The language of chemistry, Lavoisier now felt, had to be transformed to go with his new theory, and he undertook a revolution of nomenclature, too, replacing the old, picturesque but uninformative terms – like butter of antimony, jovial bezoar, blue vitriol, sugar of lead, fuming liquor of Libavius, flowers of zinc – with precise, analytic, self-explanatory ones. If an element was compounded with nitrogen, phosphorus, or sulphur, it became a nitride, a phosphide, a sulphide. If acids were formed, through the addition of oxygen, one might speak of nitric acid, phosphoric acid, sulphuric acid; and of the salts of these as nitrates, phosphates, and sulphates.
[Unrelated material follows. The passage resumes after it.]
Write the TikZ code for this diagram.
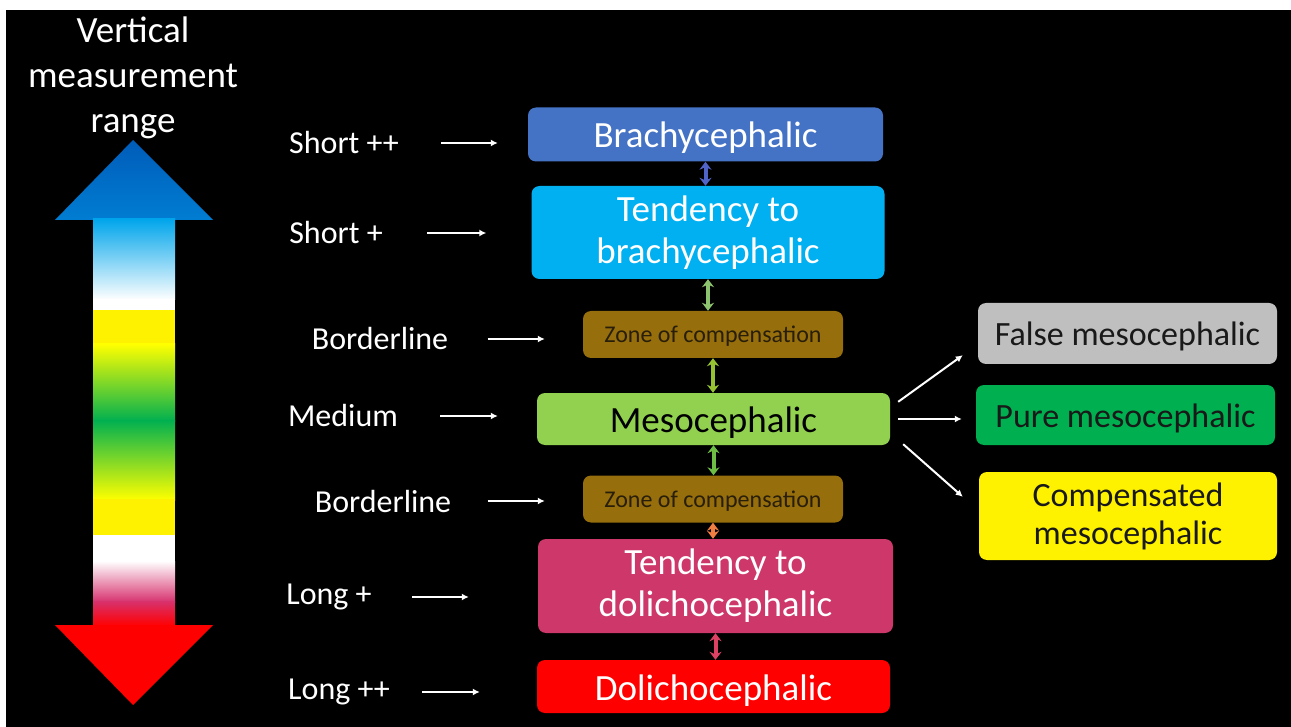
\documentclass[tikz,border=0pt]{standalone}
\usepackage{fontspec}
\setmainfont{Carlito}
\usepackage{xcolor}
\usetikzlibrary{arrows.meta,positioning}

\definecolor{brachyblue}{RGB}{68,114,196}
\definecolor{tbrachy}{RGB}{0,176,240}
\definecolor{zonebrown}{RGB}{150,110,12}
\definecolor{zonetext}{RGB}{40,30,10}
\definecolor{mesogreen}{RGB}{146,208,80}
\definecolor{tdolicho}{RGB}{205,55,105}
\definecolor{falsegrey}{RGB}{191,191,191}
\definecolor{puregreen}{RGB}{0,176,80}
\definecolor{bluetop}{RGB}{0,92,185}
\definecolor{bluehead}{RGB}{0,125,210}
\definecolor{skyblue}{RGB}{0,165,235}
\definecolor{rangegreen}{RGB}{0,176,80}
\definecolor{rangepink}{RGB}{215,50,110}
\definecolor{arra}{RGB}{80,100,200}
\definecolor{arrb}{RGB}{140,195,110}
\definecolor{arrc}{RGB}{150,195,50}
\definecolor{arrd}{RGB}{110,190,70}
\definecolor{arre}{RGB}{240,125,65}
\definecolor{arrf}{RGB}{220,65,100}

\begin{document}
\begin{tikzpicture}
  [x=1pt,y=-1pt,
   box/.style 2 args={rounded corners=8pt,minimum width=#1,minimum height=#2,inner sep=0pt},
   two/.style={align=center},
   oneline/.style 2 args={text height=#1,text depth=#2},
   lbl/.style={text=white,font=\fontsize{32}{38}\selectfont},
   main/.style={font=\fontsize{37}{42}\selectfont},
   zone/.style={box={260pt}{47pt},fill=zonebrown,text=zonetext,font=\fontsize{24}{28}\selectfont,oneline={21pt}{5pt}},
   side/.style={font=\fontsize{34}{38}\selectfont,text=black!90},
   wharrow/.style={draw=white,line width=2pt,-{Latex[length=7pt,width=7pt]}},
   minarrow/.style={line width=4pt,{Stealth[length=8pt,width=12pt]}-{Stealth[length=8pt,width=12pt]}}]

  \useasboundingbox (0,0) rectangle (1291,727);
  \fill[white] (0,0) rectangle (1291,727);
  \fill[black] (6,10) rectangle (1291,727);

  % range arrow
  \node[text=white,align=center,font=\fontsize{37}{45}\selectfont] (title) at (133,78) {Vertical\\measurement\\range};
  \shade[top color=bluetop,bottom color=bluehead] (133,140) -- (213,220) -- (55,220) -- cycle;
  \shade[top color=skyblue,bottom color=white] (93,219) rectangle (175,300);
  \fill[white] (93,299) rectangle (175,311);
  \fill[yellow] (93,310) rectangle (175,345);
  \shade[top color=yellow,bottom color=rangegreen] (93,344) rectangle (175,421);
  \shade[top color=rangegreen,bottom color=yellow] (93,420) rectangle (175,500);
  \fill[yellow] (93,499) rectangle (175,535);
  \fill[white] (93,535) rectangle (175,562);
  \shade[top color=white,bottom color=rangepink] (93,561) rectangle (175,602);
  \shade[top color=rangepink,bottom color=red] (93,601) rectangle (175,626);
  \fill[red] (133,705) -- (213,625) -- (55,625) -- cycle;

  % head shapes
  \node[box={355pt}{54pt},main,oneline={36pt}{9pt},fill=brachyblue,text=white] (b1) at (705.5,134.5) {Brachycephalic};
  \node[box={353pt}{93pt},two,main,fill=tbrachy,text=white] (b2) at (708,232.5) {Tendency to\\brachycephalic};
  \node[zone] (b3) at (713,334.5) {Zone of compensation};
  \node[box={353pt}{52pt},main,oneline={36pt}{9pt},fill=mesogreen,text=black] (b4) at (713.5,419) {Mesocephalic};
  \node[zone] (b5) at (713,499) {Zone of compensation};
  \node[box={355pt}{94pt},two,main,fill=tdolicho,text=white] (b6) at (715.5,586) {Tendency to\\dolichocephalic};
  \node[box={353pt}{53pt},main,oneline={36pt}{9pt},fill=red,text=white] (b7) at (713.5,686.5) {Dolichocephalic};

  \node[box={299pt}{61pt},side,oneline={33pt}{8pt},fill=falsegrey] (r1) at (1127.5,333.5) {False mesocephalic};
  \node[box={299pt}{60pt},side,oneline={33pt}{8pt},fill=puregreen] (r2) at (1125.5,415) {Pure mesocephalic};
  \node[box={298pt}{88pt},two,side,fill=yellow] (r3) at (1128,516) {Compensated\\mesocephalic};

  % measurement labels
  \node[lbl] (l1) at (344,143) {Short ++};
  \node[lbl] (l2) at (336,233) {Short +};
  \node[lbl] (l3) at (380,339) {Borderline};
  \node[lbl] (l4) at (343,416) {Medium};
  \node[lbl] (l5) at (383,501) {Borderline};
  \node[lbl] (l6) at (329,597) {Long +};
  \node[lbl] (l7) at (339,692) {Long ++};

  \foreach \l/\b/\s/\e in {l1/b1/39/30,l2/b2/41/45,l3/b3/36/38,l4/b4/39/39,
    l5/b5/33/38,l6/b6/37/69,l7/b7/29/57}
    \draw[wharrow,shorten <=\s pt,shorten >=\e pt] (\l.east) -- (\l.east -| \b.west);

  \foreach \from/\to/\c in {b1/b2/arra,b2/b3/arrb,b3/b4/arrc,b4/b5/arrd,b5/b6/arre,b6/b7/arrf}
    \draw[minarrow,\c] (\from.south) -- (\from.south |- \to.north);

  \draw[wharrow] ([shift={(8pt,-9pt)}]b4.north east) -- ([shift={(-15pt,9pt)}]r1.south west);
  \draw[wharrow,shorten <=8pt,shorten >=14pt] (b4.east) -- (b4.east -| r2.west);
  \draw[wharrow] ([shift={(13pt,1pt)}]b4.south east) -- ([shift={(-16pt,-25pt)}]r3.north west);
\end{tikzpicture}
\end{document}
If smaller amounts of oxygen were present, one might speak of nitrites or phosphites instead of nitrates and phosphates, and so on. Every substance, elementary or compound, would have its true name, denoting its composition and chemical character, and such names, manipulated as in an algebra, would instantly indicate how they might interact or behave in different circumstances. (Although I was keenly conscious of the advantages of the new names, I missed the old ones, too, for they had a poetry, a strong feeling of their sensory qualities or hermetic antecedents, which was entirely missing from the new, systematic and scentless chemical names.)

Lavoisier did not provide symbols for the elements, nor did he use chemical equations, but he provided the essential background to these, and I was thrilled by his notion of a balance sheet, this algebra of reality, for chemical reactions. It was like seeing language, or music, written down for the first time. Given this algebraic language, one might not need an actual afternoon in the lab – one could in effect do chemistry on a blackboard, or in one’s head.